The 2,500th celebration of the Persian Empire founded by Cyrus the Great
The Tent City (also Golden City) was planned by the Parisian interior design firm Maison Jansen on 160 acres (0.65 km2) that took its inspiration from the meeting between Francis I of France and Henry VIII of England at the Field of the Cloth of Gold in 1520. Fifty ‘tents’ (actually prefabricated luxury apartments with traditional Persian tent-cloth surrounds) were arranged in a star pattern around a central fountain, and vast numbers of trees were planted around them in the desert, recreating something of how the ancient Persepolis would have looked.
The large Tent of Honor was designed for the reception of the dignitaries. The Banqueting Hall was the largest structure and measured 68 by 24 meters. The tent site was surrounded by gardens of trees and other plants flown in from France and adjacent to the ruins of Persepolis. Catering services were provided by Maxim’s de Paris, which closed its restaurant in Paris for almost two weeks in order to provide for the glittering celebrations. Legendary hotelier Max Blouet came out of retirement to supervise the banquet. Lanvin designed the uniforms of the Imperial Household. 250 red Mercedes-Benz limousines were used to chauffeur guests from the airport and back. Dinnerware was created by Limoges and linen by Porthault.
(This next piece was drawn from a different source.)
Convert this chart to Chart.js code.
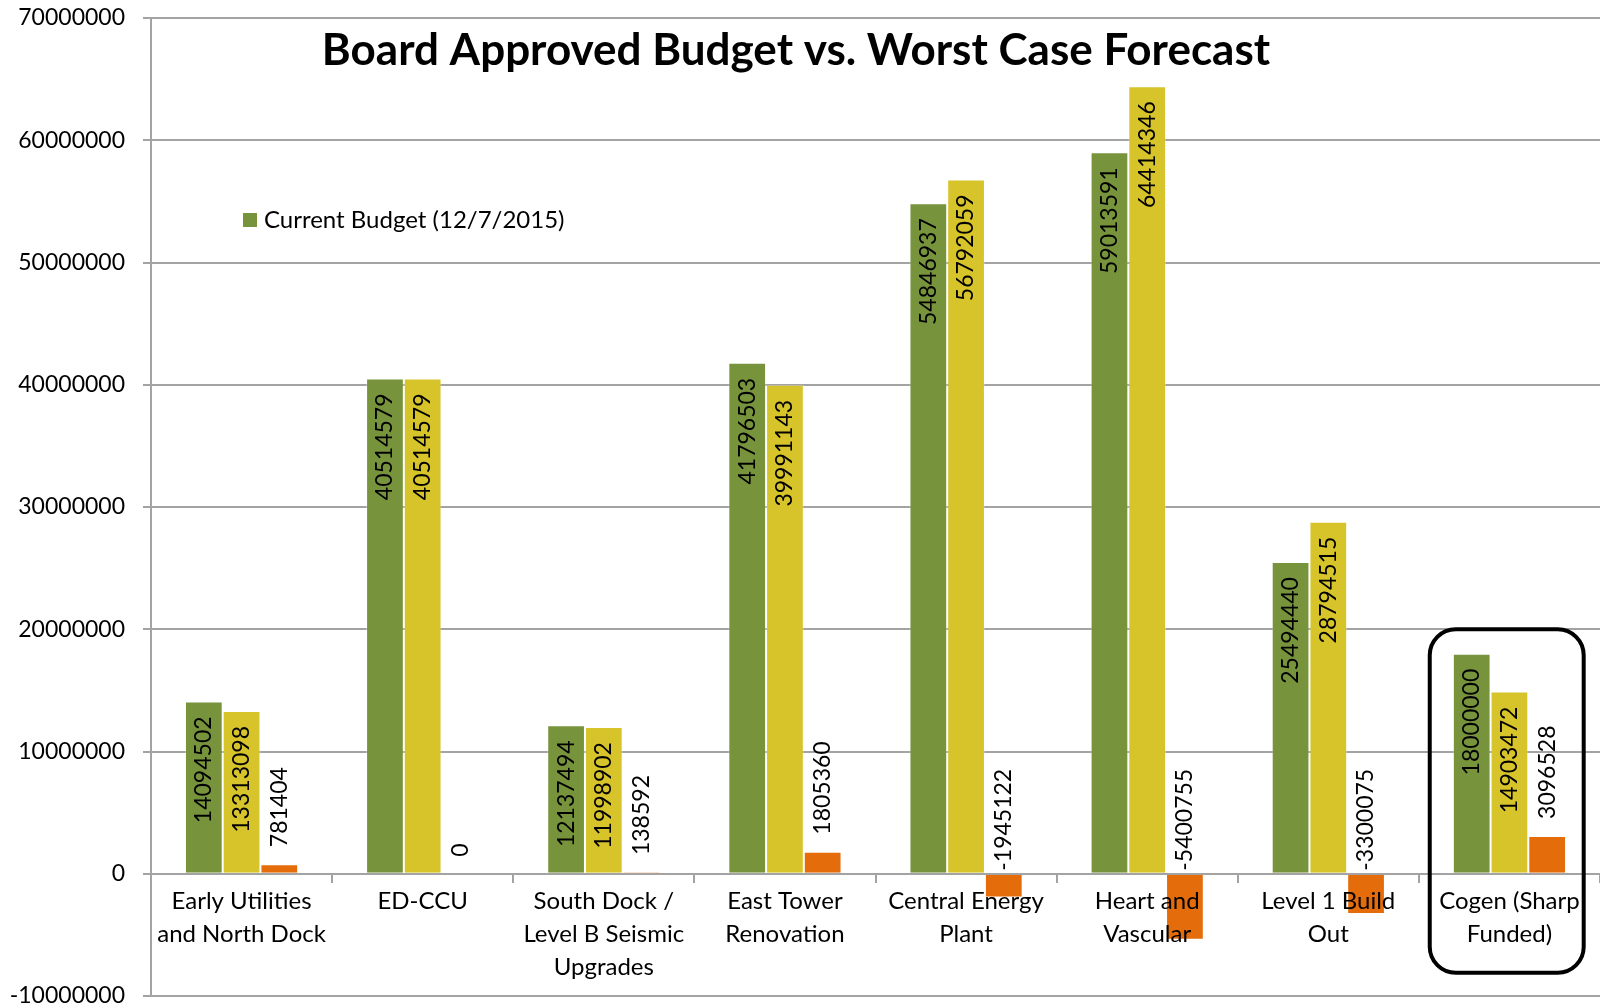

The festivities were opened on 12 October 1971 when the Shah and the Shahbanu paid homage to Cyrus the Great at his mausoleum at Pasargadae. For the next two days, the Shah and his wife greeted arriving guests, often directly at the Shiraz airport. On 14 October, a grand gala dinner took place in the Banqueting Hall in celebration of the birthday of the Shahbanu. Sixty members of royal families and heads of state were assembled at the single large serpentine table in the Banqueting Hall. The official toast was raised with a Dom Perignon Rosé 1959.
Six hundred guests dined over five and a half hours thus making for the longest and most lavish official banquet in modern history as recorded in successive editions of the Guinness Book of World Records. A son et lumière show, the Polytope of Persepolis designed by Iannis Xenakis and accompanied by the specially-commissioned electronic music piece Persepolis concluded the evening. The next day saw a parade of armies of different Iranian empires covering two and half millennia by 1,724 men of the Iranian armed forces, all in period costumes. In the evening a less formal “traditional Persian party” was held in the Banqueting Hall as the concluding event at Persepolis.
The event brought together the rulers of two of the oldest extant monarchies, the Shah and Emperor Haile Selassie I of Ethiopia. By the end of the decade, both monarchies had ceased to exist. Orson Welles said of the event: “This was no party of the year, it was the celebration of 25 centuries!”